Zoom link
A 3D world is a visual representation that can be rendered from any viewpoint at any moment in time. Creating such representations from minimal input — a single image, a text prompt, or a monocular video is a fundamental goal in computer vision and graphics. An emerging and promising alternative is multi-view generation. However, multi-view generation introduces its own challenges: maintaining geometric consistency across views, achieving practical inference speed, and extending to dynamic scenes. This thesis addresses these three challenges and presents a path toward creating 3D worlds via multi-view generation.

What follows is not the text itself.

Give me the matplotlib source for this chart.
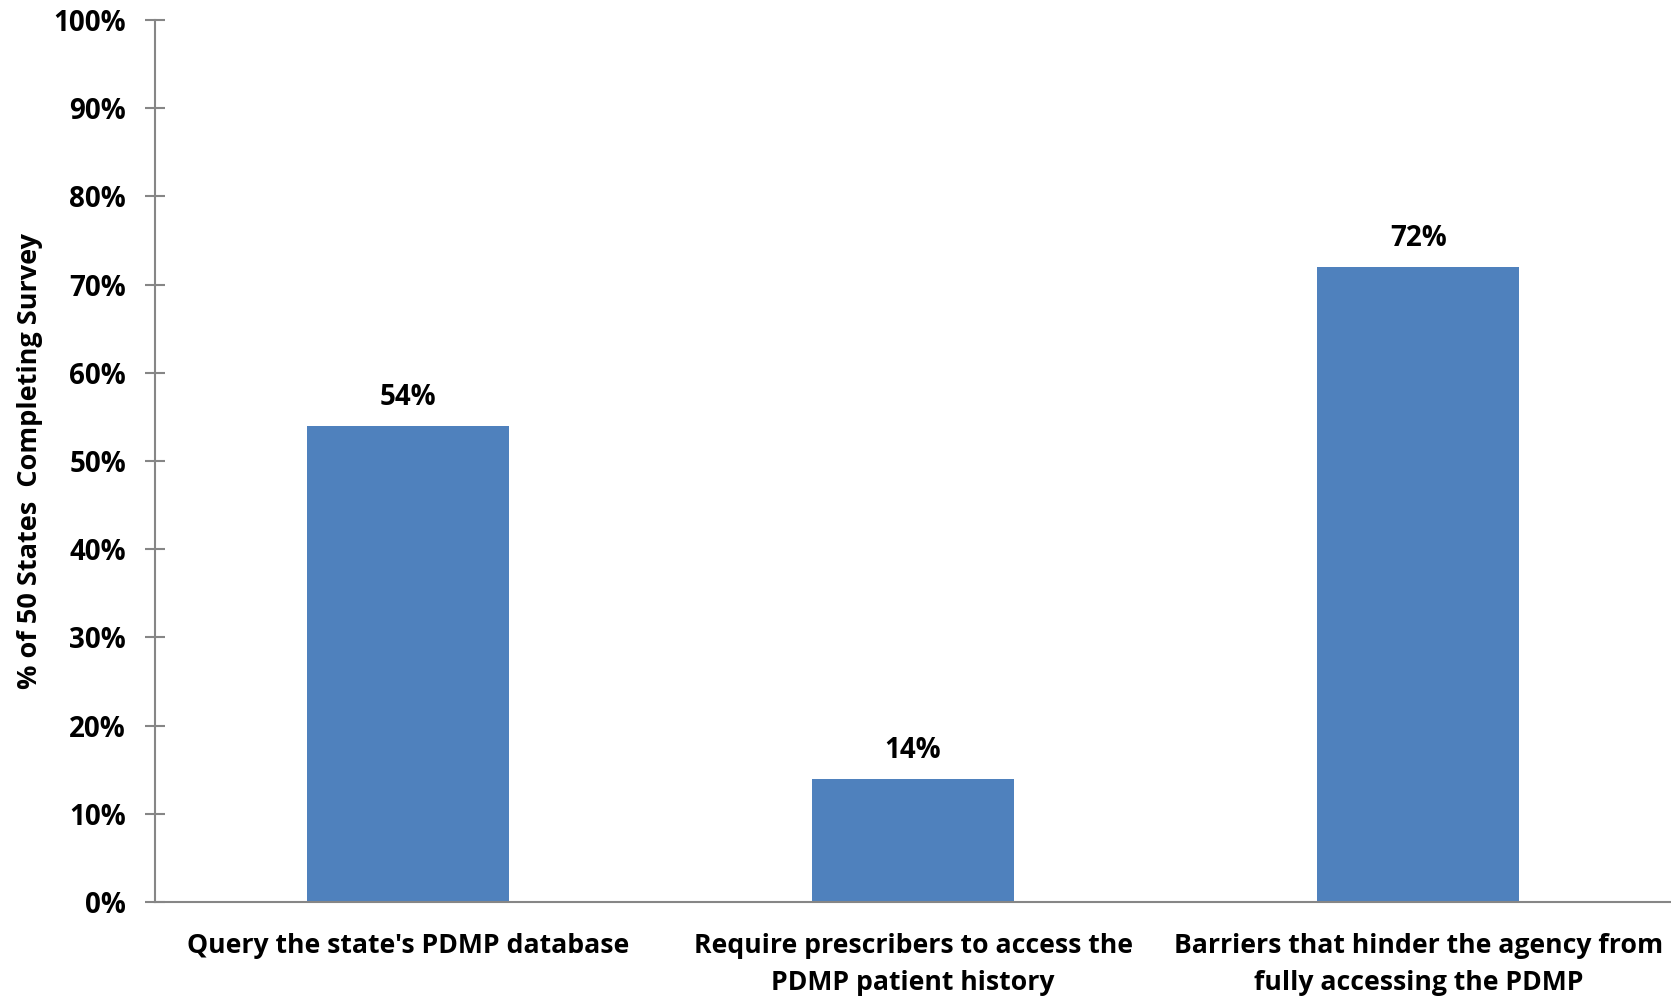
import matplotlib.pyplot as plt
from matplotlib.ticker import FuncFormatter, MultipleLocator

categories = ["Query the state's PDMP database",
              "Require prescribers to access the\nPDMP patient history",
              "Barriers that hinder the agency from\nfully accessing the PDMP"]
values = [54, 14, 72]
ylabel = "% of 50 States  Completing Survey"

plt.rcParams['font.family'] = ['Open Sans', 'DejaVu Sans']
plt.rcParams['font.weight'] = 'bold'

axis_grey = '#868686'
bar_blue = '#4F81BD'

fig = plt.figure(figsize=(16.71, 10), dpi=100)
ax = fig.add_axes([0.0928, 0.098, 0.9072, 0.882])

x = range(len(values))
bars = ax.bar(x, values, width=0.4, color=bar_blue, zorder=2)

for xi, v in zip(x, values):
    ax.annotate(f"{v}%", (xi, v), xytext=(0, 10), textcoords='offset points',
                ha='center', va='bottom', fontsize=20, fontweight='bold')

ax.set_xlim(-0.5, len(values) - 0.5)
ax.set_ylim(0, 100)
ax.yaxis.set_major_locator(MultipleLocator(10))
ax.yaxis.set_major_formatter(FuncFormatter(lambda v, p: f"{v:.0f}%"))

ax.set_xticks(list(x))
ax.set_xticklabels(categories, fontsize=19.2, fontweight='bold', linespacing=1.55)
ax.tick_params(axis='x', length=0, pad=22)
ax.tick_params(axis='y', direction='inout', length=14, width=1.5,
               color=axis_grey, labelsize=20, pad=14)
for lbl in ax.get_yticklabels():
    lbl.set_fontweight('bold')

for side in ('top', 'right'):
    ax.spines[side].set_visible(False)
for side in ('left', 'bottom'):
    ax.spines[side].set_color(axis_grey)
    ax.spines[side].set_linewidth(1.5)

ax.set_ylabel(ylabel, fontsize=19.5, fontweight='bold')
ax.yaxis.set_label_coords(-0.074, 0.5)

fig.savefig('out.png', dpi=100)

We first present MVD-Fusion, which tackles consistency by introducing depth-guided cross-view attention for multi-view RGB-D generation from a single image. Intermediate depth estimates enable reprojection-based feature aggregation, enforcing geometric consistency and yielding direct 3D reconstruction without costly optimization. We then address efficiency with Turbo3D, which generates 3D Gaussian Splatting assets from text in under one second. A dual-teacher distillation framework compresses a multi-step multi-view diffusion model into a 4-step generator, while a latent-space reconstructor eliminates image decoding overhead. Finally, we tackle dynamics with GeoVideo4D, a framework for camera-controllable multi-view video generation that simultaneously produces synchronized RGB videos and aligned depth maps through a joint video diffusion process, with a hybrid training strategy unifying static 3D, monocular video, and multi-view video data.
Looking ahead, we outline two directions. First, unifying 3D reconstruction and generation by jointly training both tasks in a single model where cameras are learned in a self-supervised manner, enabling training on large-scale unannotated data. Second, extending video generation to long temporal horizons to support sustained, coherent 3D world generation beyond the short clips produced by current methods.